• _Direction_: Retype each line of the material exactly, please, skipping any picture in it.

START Raw data

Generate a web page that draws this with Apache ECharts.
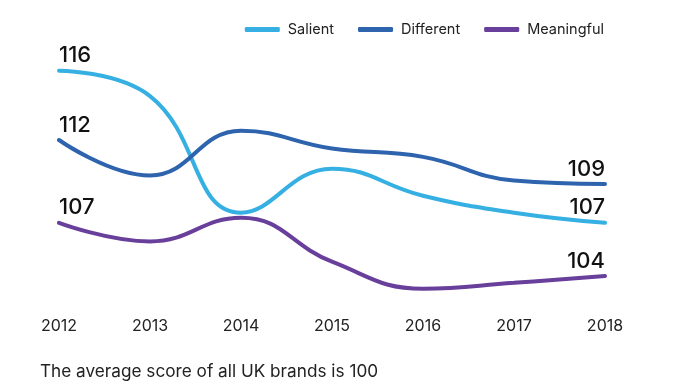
<!DOCTYPE html>
<html>
<head>
<meta charset="utf-8">
<script src="https://cdn.jsdelivr.net/npm/echarts@6/dist/echarts.min.js"></script>
<style>
html,body{margin:0;padding:0;background:#fff;}
#c{width:675px;height:385px;}
</style>
</head>
<body>
<div id="c"></div>
<script>
var years = ['2012','2013','2014','2015','2016','2017','2018'];
var salient = [116.0, 114.5, 107.6, 110.2, 108.6, 107.6, 107.0];
var different = [111.9, 109.8, 112.45, 111.4, 110.9, 109.5, 109.3];
var meaningful = [107.0, 105.9, 107.3, 104.7, 103.1, 103.45, 103.85];
var footnote = 'The average score of all UK brands is 100';

var FONT = 'Inter';
var colors = {Salient:'#36b0e2', Different:'#2e63ad', Meaningful:'#683f9a'};

function mkSeries(name, data){
  var n = data.length;
  var d = data.map(function(v, i){
    var item = {value: v};
    if (i === 0) item.label = {show: true, align: 'left'};
    else if (i === n - 1) item.label = {show: true, align: 'right'};
    return item;
  });
  return {
    name: name,
    type: 'line',
    data: d,
    smooth: 0.45,
    symbol: 'circle',
    symbolSize: 0,
    showSymbol: true,
    lineStyle: {width: 4, color: colors[name], cap: 'round'},
    itemStyle: {color: colors[name]},
    label: {
      show: false,
      position: 'top',
      distance: 4,
      fontFamily: FONT,
      fontSize: 22,
      fontWeight: 500,
      color: '#111',
      formatter: function(p){ return String(Math.round(p.value)); }
    },
    z: 2
  };
}

var chart = echarts.init(document.getElementById('c'), null, {renderer: 'canvas'});
chart.setOption({
  animation: false,
  backgroundColor: '#fff',
  grid: {left: 59, right: 70, top: 36.9, bottom: 77.7, containLabel: false},
  legend: {
    right: 66,
    top: 17,
    itemWidth: 35,
    itemHeight: 5,
    itemGap: 24,
    icon: 'roundRect',
    textStyle: {fontFamily: FONT, fontSize: 14.5, color: '#222', padding: [0,0,0,3]},
    data: ['Salient','Different','Meaningful']
  },
  xAxis: {
    type: 'category',
    data: years,
    boundaryGap: false,
    axisLine: {show: false},
    axisTick: {show: false},
    axisLabel: {fontFamily: FONT, fontSize: 16, color: '#222', margin: 11}
  },
  yAxis: {
    type: 'value',
    min: 102,
    max: 118,
    show: false,
    splitLine: {show: false}
  },
  graphic: [{
    type: 'text',
    left: 40,
    top: 363,
    style: {text: footnote, fontFamily: FONT, fontSize: 17.2, fill: '#222'}
  }],
  series: [
    mkSeries('Salient', salient),
    mkSeries('Different', different),
    mkSeries('Meaningful', meaningful)
  ]
});
</script>
</body>
</html>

END Raw data

• _Response_:
Generate a web page that draws this with Apache ECharts.
<!DOCTYPE html>
<html>
<head>
<meta charset="utf-8">
<script src="https://cdn.jsdelivr.net/npm/echarts@6/dist/echarts.min.js"></script>
<style>
html,body{margin:0;padding:0;background:#fff;}
#c{width:675px;height:385px;}
</style>
</head>
<body>
<div id="c"></div>
<script>
var years = ['2012','2013','2014','2015','2016','2017','2018'];
var salient = [116.0, 114.5, 107.6, 110.2, 108.6, 107.6, 107.0];
var different = [111.9, 109.8, 112.45, 111.4, 110.9, 109.5, 109.3];
var meaningful = [107.0, 105.9, 107.3, 104.7, 103.1, 103.45, 103.85];
var footnote = 'The average score of all UK brands is 100';

var FONT = 'Inter';
var colors = {Salient:'#36b0e2', Different:'#2e63ad', Meaningful:'#683f9a'};

function mkSeries(name, data){
  var n = data.length;
  var d = data.map(function(v, i){
    var item = {value: v};
    if (i === 0) item.label = {show: true, align: 'left'};
    else if (i === n - 1) item.label = {show: true, align: 'right'};
    return item;
  });
  return {
    name: name,
    type: 'line',
    data: d,
    smooth: 0.45,
    symbol: 'circle',
    symbolSize: 0,
    showSymbol: true,
    lineStyle: {width: 4, color: colors[name], cap: 'round'},
    itemStyle: {color: colors[name]},
    label: {
      show: false,
      position: 'top',
      distance: 4,
      fontFamily: FONT,
      fontSize: 22,
      fontWeight: 500,
      color: '#111',
      formatter: function(p){ return String(Math.round(p.value)); }
    },
    z: 2
  };
}

var chart = echarts.init(document.getElementById('c'), null, {renderer: 'canvas'});
chart.setOption({
  animation: false,
  backgroundColor: '#fff',
  grid: {left: 59, right: 70, top: 36.9, bottom: 77.7, containLabel: false},
  legend: {
    right: 66,
    top: 17,
    itemWidth: 35,
    itemHeight: 5,
    itemGap: 24,
    icon: 'roundRect',
    textStyle: {fontFamily: FONT, fontSize: 14.5, color: '#222', padding: [0,0,0,3]},
    data: ['Salient','Different','Meaningful']
  },
  xAxis: {
    type: 'category',
    data: years,
    boundaryGap: false,
    axisLine: {show: false},
    axisTick: {show: false},
    axisLabel: {fontFamily: FONT, fontSize: 16, color: '#222', margin: 11}
  },
  yAxis: {
    type: 'value',
    min: 102,
    max: 118,
    show: false,
    splitLine: {show: false}
  },
  graphic: [{
    type: 'text',
    left: 40,
    top: 363,
    style: {text: footnote, fontFamily: FONT, fontSize: 17.2, fill: '#222'}
  }],
  series: [
    mkSeries('Salient', salient),
    mkSeries('Different', different),
    mkSeries('Meaningful', meaningful)
  ]
});
</script>
</body>
</html>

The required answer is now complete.